After studying on an exchange program in Iceland, Australian Hannah Kent found this speculative environment a rich source for her well-received first novel, Burial Rites. (There’s a lengthy and interesting podcast interview with her by the Australian Broadcasting Corporation here.)
Kent’s drama has made headway in Hollywood, with Jennifer Lawrence said to be keen on playing the tragic lead; if it someday does hit the silver screen, however, it won’t even be the first on its subject matter — witness the 1995 film Agnes.
As of this writing, the full movie can also be searched on YouTube…

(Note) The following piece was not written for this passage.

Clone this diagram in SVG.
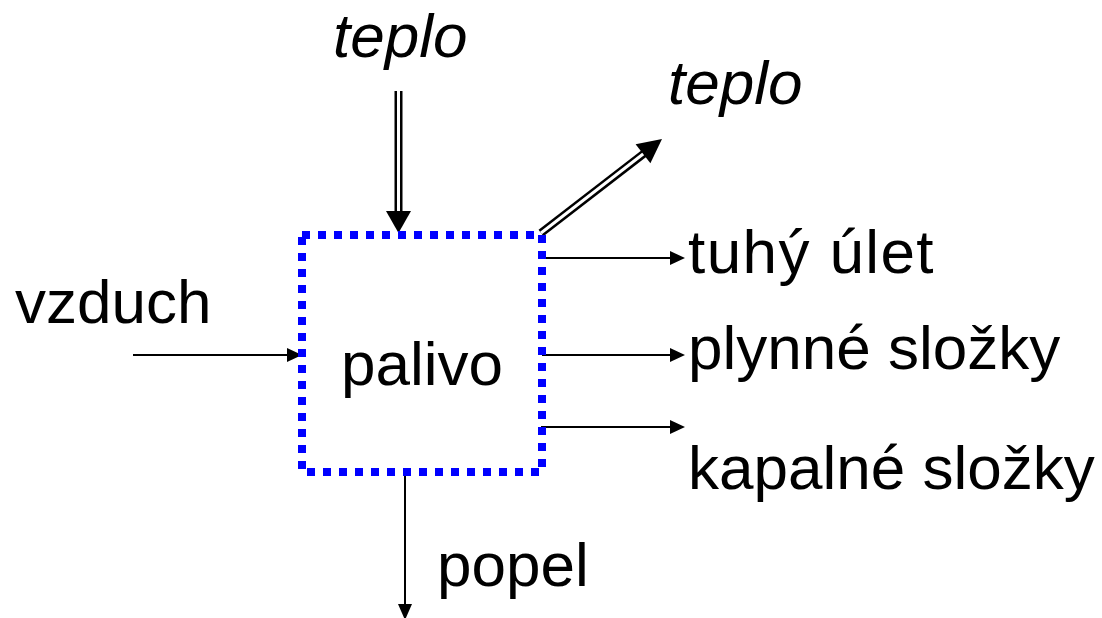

The criminals Fridrik Sigurdsson and Agnes Magnusdottir were today moved out of custody to the place of execution, and following them to the execution site were the priests Reverend Tomasson and Reverend Thorvardur Jonsson, an assistant priest. The criminals had wished that the latter two help them prepare for their deaths. After the priest Johann Tomasson completed a speech of admonition to the convict Fridrik Sigurdsson, Fridrik’s head was taken off with one blow of the axe. The farmer Gudmundur Ketilsson,‡ who had been ordered to be executioner, committed the work that he had been asked to do with dexterity and fearlessness. The criminal Agnes Magnusdottir, who, while this was taking place, had been kept at a remote station where she could not see the site of execution, was then fetched. After the Assistant Reverend Thorvardur Jonsson had appropriately prepared her for death, the same executioner cut off her head, and with the same craftsmanship as before. The lifeless heads were then set upon two stakes at the site of execution, and their bodies put in two coffins of untreated boards, and buried before the men were dismissed. While the deed took place, and there until it was finished, everything was appropriately quiet and well-ordered, and it was concluded by a short address by Reverend Magnus Arnason to those that were there.
Actum ut supra.
B. Blondal, R. Olsen, A. Arnason
(From the Magistrate’s Book of Hunavatn District, 1830 — as quoted in the epilogue of Kent’s Burial Rites)
* The milestone murderers, or at least their heads, rest in Tjörn.
** This young woman, Sigridur Gudmundsdottir, was condemned to death with the other two but got to keep her head in the end.
† Iceland did not become independent of Denmark until 1944.